Request an Annual Quote

SARS-CoV-2 Sequence Analysis Points to Extensive Within-Host Viral Diversity

NEW YORK – Individuals with COVID-19 may carry a collection of SARS-CoV-2 viruses with a range of potentially informative genetic variants, according to a new genome sequence-based analysis by a Case Western Reserve University-led team.

"Our work brings attention to the complexity of infectious diseases that is often oversimplified when considering only the most abundant virus in an infection, and we demonstrate the importance of examining the variations that are historically considered noise," first author Ernest Chan, bioinformatics core director at Case Western Reserve School of Medicine's Cleveland Institute for Computational Biology, said in a statement.

More than 1.8 million SARS-CoV-2 genomes were housed in international sequence databases by the spring of 2021, the team noted, and ongoing research has illustrated the extent to which the increasingly diverse forms of SARS-CoV-2 that have evolved appear to impact everything from its transmissibility and ability to dodge vaccine protection to COVID-19 severity and the accuracy of diagnostic tests.

For a paper appearing in PLOS Genetics on Friday, the researchers did whole-genome sequencing on more than 250 SARS-CoV-2 isolates from patients or healthcare workers in the VA Northeast Ohio Healthcare System, analyzing the sequences alongside 110 additional SARS-CoV-2 genomes reported in international sequence repositories such as NextStrain and the "Global Initiative on Sharing All Influenza Data" (GISAID).

"Data provided through [GISAID] and NextStrain provides a continuously updating report on SARS-CoV-2 lineage classification and illustrates that an apparently low mutation rate is no guarantee that the virus will exhibit limited capacity for variation, particularly once it has become so widely dispersed through millions of infections a day," the authors explained, adding that "[a] further potential source of sequence complexity includes involvement of more than one variant in an individual infection."

By incorporating ambiguity code data for previously reported viral sequences, the researchers saw "significant within-host infection diversity," with complex SARS-CoV-2 sequence collections infecting and being passed between individuals.

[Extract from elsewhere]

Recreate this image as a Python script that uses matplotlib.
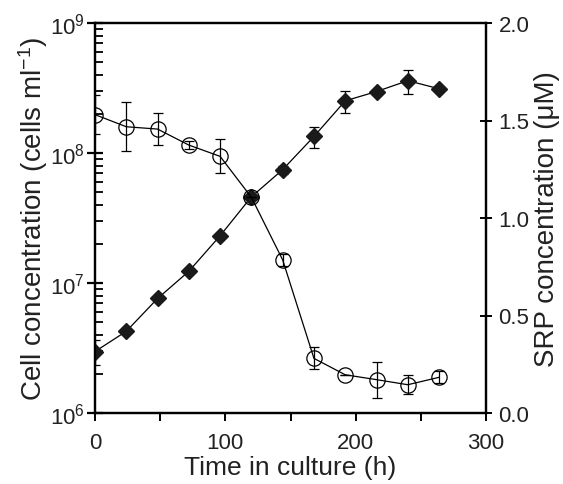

Their results pointed to multiple versions of SARS-CoV-2 in each of the COVID-19 cases considered.

By digging into these heterogeneous viral mixtures, the group got a glimpse at SARS-CoV-2 evolution within the context of COVID-19 dynamics and viral transmission events.

From these and other results, the researchers argued that consensus genome sequence reporting may inadvertently miss the full viral diversity involved in individual COVID-19 infections, while potentially underestimating the complexity behind the transmission of SARS-CoV-2 strains and variants.

"Our work brings attention to the complexity of infectious diseases that is often over-simplified when considering only the most abundant virus in an infection, and we demonstrate the importance of examining the variations that are historically considered noise," Chan said, noting that "genetic variants observed in low frequency in SARS-CoV-2 infections can be early indicators of new strains responsible for later transmission surges."

More generally, the authors explained, "[a]dequately addressing the under-reporting of infection complexity represented in data repositories has significant potential to alter vitally important characteristics of infectious diseases, including assessment of drug treatment efficacy and resistance and vaccine escape."

Even so, they cautioned that the SARS-CoV-2 conclusions in the current study are based on a small set of COVID-19 cases, which did not allow for more detailed analyses on heterogeneous viral mixtures in specific patient subgroups, such as individuals with distinct genetic susceptibilities, treatment histories, or varying infection lengths and experiences.